By comparing the values of mutual information, we can notice how no single feature alone is as informative as the whole ensamble. However, we can notice that the median income MedInc seems to be the most informative feature in the dataset since it contributes about 50% of the total information.
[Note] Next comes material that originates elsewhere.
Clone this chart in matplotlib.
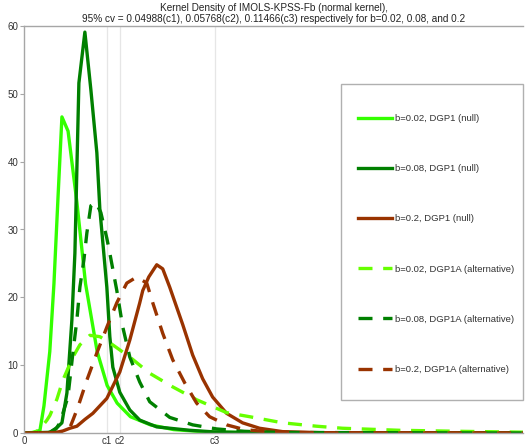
import matplotlib
matplotlib.use("Agg")
import matplotlib.pyplot as plt
from matplotlib.patches import Rectangle

plt.rcParams['font.family'] = ['Liberation Sans', 'DejaVu Sans']

# critical values
cv_vals = [0.04988, 0.05768, 0.11466]
cv_labels = ['c1', 'c2', 'c3']

# b=0.02, DGP1 (null)
x_g02 = [0, 0.005, 0.0096, 0.012, 0.0155, 0.018, 0.0205, 0.0228, 0.0265, 0.0318, 0.037, 0.044,
         0.05, 0.056, 0.064, 0.076, 0.09, 0.11, 0.14, 0.3]
y_g02 = [0, 0.05, 0.4, 4.0, 12, 22, 35, 46.6, 44.5, 34, 22, 12,
         7, 4.4, 2.4, 1.2, 0.5, 0.15, 0.03, 0]

# b=0.08, DGP1 (null)
x_g08 = [0, 0.0156, 0.0198, 0.0228, 0.0258, 0.0288, 0.0306, 0.033, 0.0366, 0.0402, 0.0438, 0.0456,
         0.0498, 0.0516, 0.0534, 0.0576, 0.0636, 0.0696, 0.0798, 0.0996, 0.115, 0.142, 0.3]
y_g08 = [0, 0.1, 0.8, 1.5, 5.9, 16.7, 26.5, 51.6, 59.1, 50.6, 41.3, 33,
         21.5, 14.2, 9.7, 6.0, 3.4, 1.9, 0.9, 0.4, 0.15, 0.05, 0]

# b=0.2, DGP1 (null)
x_b20 = [0, 0.0186, 0.0234, 0.0276, 0.0318, 0.0366, 0.0414, 0.0498, 0.0576, 0.0636, 0.0696, 0.0714,
         0.075, 0.0798, 0.0834, 0.0876, 0.0954, 0.1014, 0.1074, 0.1134, 0.1218, 0.1314, 0.1416,
         0.1555, 0.178, 0.3]
y_b20 = [0, 0.05, 0.3, 0.7, 1.0, 2.0, 2.9, 5.1, 9.0, 13.7, 19.2, 21,
         23.0, 24.8, 24.2, 21.5, 16.0, 11.5, 8.0, 5.3, 2.9, 1.5, 0.7,
         0.2, 0.05, 0]

# b=0.02, DGP1A (alternative)
x_g02a = [0, 0.0066, 0.0096, 0.0138, 0.0156, 0.0198, 0.0234, 0.0294, 0.0336, 0.0396, 0.0456, 0.0516,
          0.0636, 0.0756, 0.0894, 0.1038, 0.1218, 0.1357, 0.1555, 0.1759, 0.1915, 0.2257, 0.2617, 0.3]
y_g02a = [0, 0.1, 0.6, 1.9, 2.6, 5.0, 7.8, 11.2, 13.0, 14.4, 14.2, 13.3,
          11.2, 8.8, 6.8, 4.9, 3.0, 2.4, 1.5, 1.0, 0.7, 0.4, 0.25, 0.12]

# b=0.08, DGP1A (alternative)
x_g08a = [0, 0.0156, 0.0192, 0.0216, 0.0264, 0.0294, 0.0318, 0.0336, 0.036, 0.0378, 0.0402, 0.0432,
          0.0462, 0.0498, 0.0516, 0.0558, 0.0594, 0.0636, 0.0696, 0.0756, 0.0876, 0.1014, 0.1158,
          0.1326, 0.1537, 0.3]
y_g08a = [0, 0.1, 0.6, 1.5, 5.3, 11.8, 16.7, 21.5, 25.5, 29.5, 33.5, 34,
          32.5, 28.7, 26.5, 21.0, 15.6, 11.2, 7.5, 4.6, 2.3, 1.2, 0.6,
          0.25, 0.08, 0]

# b=0.2, DGP1A (alternative)
x_b20a = [0, 0.0246, 0.0276, 0.0294, 0.0324, 0.0378, 0.0438, 0.0498, 0.0558, 0.0618, 0.0678, 0.0738,
          0.0774, 0.0834, 0.0894, 0.0966, 0.1038, 0.1116, 0.1218, 0.1326, 0.1477, 0.178, 0.3]
y_b20a = [0, 0.1, 0.8, 1.9, 3.8, 7.8, 11.8, 15.6, 19.2, 22.1, 23.0, 22.1,
          19.2, 14.7, 10.8, 7.4, 4.4, 2.4, 1.2, 0.5, 0.15, 0.02, 0]

labels = ['b=0.02, DGP1 (null)', 'b=0.08, DGP1 (null)', 'b=0.2, DGP1 (null)',
          'b=0.02, DGP1A (alternative)', 'b=0.08, DGP1A (alternative)', 'b=0.2, DGP1A (alternative)']

title_lines = ['Kernel Density of IMOLS-KPSS-Fb (normal kernel),',
               '95% cv = 0.04988(c1), 0.05768(c2), 0.11466(c3) respectively for b=0.02, 0.08, and 0.2']

c_lg = '#33ff00'
c_lg2 = '#66ff00'
c_dg = '#008000'
c_br = '#993300'
lw = 2.4
dash = (0, (4.2, 3.2))

W, H = 528, 448
AX_L, AX_R, AX_T, AX_B = 24, 523, 26, 433

fig = plt.figure(figsize=(W/100, H/100), dpi=100)
ax = fig.add_axes([AX_L/W, (H-AX_B)/H, (AX_R-AX_L)/W, (AX_B-AX_T)/H])

def fx(px):
    return (px - AX_L) / (AX_R - AX_L)

def fy(py):
    return (AX_B - py) / (AX_B - AX_T)

series = [
    (x_g02, y_g02, c_lg, '-'),
    (x_g08, y_g08, c_dg, '-'),
    (x_b20, y_b20, c_br, '-'),
    (x_g02a, y_g02a, c_lg2, dash),
    (x_g08a, y_g08a, c_dg, dash),
    (x_b20a, y_b20a, c_br, dash),
]
for (xs, ys, c, ls), lab in zip(series, labels):
    ax.plot(xs, ys, color=c, linestyle=ls, linewidth=lw, label=lab)

ax.set_xlim(0, 0.3)
ax.set_ylim(0, 60)
ax.set_xticks([0] + cv_vals)
ax.set_xticklabels(['0'] + cv_labels)
ax.set_yticks([0, 10, 20, 30, 40, 50, 60])
for v in cv_vals:
    ax.axvline(v, color='#e6e6e6', linewidth=0.9, zorder=0)

for s in ['left', 'bottom', 'top']:
    ax.spines[s].set_color('#a6a6a6')
    ax.spines[s].set_linewidth(1.0)
ax.spines['right'].set_visible(False)
ax.tick_params(axis='both', labelsize=7, colors='#a6a6a6', labelcolor='#333333',
               length=3, width=0.8, pad=1)
ax.tick_params(axis='x', length=0, pad=2)

ax.set_title('\n'.join(title_lines), fontsize=7.2, color='#222222', pad=3, linespacing=1.15)

# legend box
ax.add_patch(Rectangle((fx(341), fy(400)), fx(523) - fx(341), fy(84) - fy(400),
                       transform=ax.transAxes, facecolor='white', edgecolor='#b0b0b0',
                       linewidth=1.0, zorder=5, clip_on=False))
leg = ax.legend(loc='upper left', bbox_to_anchor=(fx(358), fy(114)),
                fontsize=6.8, frameon=False, labelspacing=4.36, handlelength=3.6,
                handletextpad=0.3, borderpad=0, borderaxespad=0)
leg.set_zorder(6)
for t in leg.get_texts():
    t.set_color('#333333')

fig.savefig('out.png', dpi=100)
Determining the least informative feature

We can similarly determine the least informative feature by removing them one by one and estimating the corresponding value of mutual information. If the mutual information value obtained without one feature is similar to the value obtained with all of them, then the removed feature does not add any contribution in predicting the target:

\[I(x_1,..,x_{j-1},x_j,x_{j+1},..,x_n; y) = I(x_1,..,x_{j-1},x_{j+1},..,x_n; y) \implies I(x_j; y| x_1,..,x_{j-1},x_{j+1},..,x_n ) = 0\]
[8]:
# We create a dictionary containing all features but one
all_but_one = {
    f"No {feature}": dataframe[[f for f in features if f!=feature]].values.astype(np.float32) for feature in features
}
all_but_one[target] = targets
all_but_one = normalize(all_but_one)
all_but_one.keys()

# Define a SMILE base estimator
base_estimator = smile(
    x_dim=len(features)-1,
    y_dim=1,
    hidden_dims=[256, 128, 64],
    neg_samples=8
)

# Create a copy for each pair of feature and target
estimators = {(f"No {feature}", target): deepcopy(base_estimator) for feature in features}

# Instantiate a MultiMIEstimator to estimate all the values at once
multi_estimator = MultiMIEstimator(
    estimators
)

# Train all the estimator and determine the corresponding values of mutual information
all_but_one_mi_estimates, all_but_one_train_log = estimate_mi(
    estimator=multi_estimator,
    data=all_but_one,
    batch_size=128,
    max_epochs=50,
)
Training the estimator
Losing patience: 4
Losing patience: 4
Losing patience: 4
Losing patience: 4
Losing patience: 3
Losing patience: 4
Losing patience: 3
Losing patience: 2
Losing patience: 4
Losing patience: 4
Losing patience: 4
Losing patience: 3
Losing patience: 2
Losing patience: 1
Losing patience: 4
Losing patience: 3
Losing patience: 4
Losing patience: 3
Losing patience: 4
Losing patience: 4
Losing patience: 3
Evaluating the value of Mutual Information
[Warning]: using the train_data to estimate the value of mutual information. Please specify test_data.
[9]:
# Visualize the training log
grid = sns.FacetGrid(all_but_one_train_log[all_but_one_train_log['name']!='loss'], col='split', hue='name')
grid.map(sns.lineplot, 'epoch', 'value')
grid.add_legend()
plt.ylim(0)
[9]:
(0.0, 0.7558428307923495)
../../_images/notebooks_examples_feature_selection_13_1.png
[10]:
all_mi_estimates.update(all_but_one_mi_estimates)

f, ax = plt.subplots(1,1)
sns.barplot(
    pd.DataFrame([{'Feature': name.split(';')[0][2:], 'Price Information': value} for name, value in all_mi_estimates.items()]),
    x='Feature', y='Price Information',
    ax=ax
)
ax.set_ylim(0)
ax.set_xticklabels(ax.get_xticklabels(), rotation=90)
sns.despine()
../../_images/notebooks_examples_feature_selection_14_0.png

By considering the mutual information estimates for all-but-one features, we can observe how features such as Longitude, Population and average number of bedrooms give little to no contribution towards predicting the house price. Note that the mutual information estimates can be noisy because of the random train-validation split and a more accurate evaluation would require multiple seeds and splits.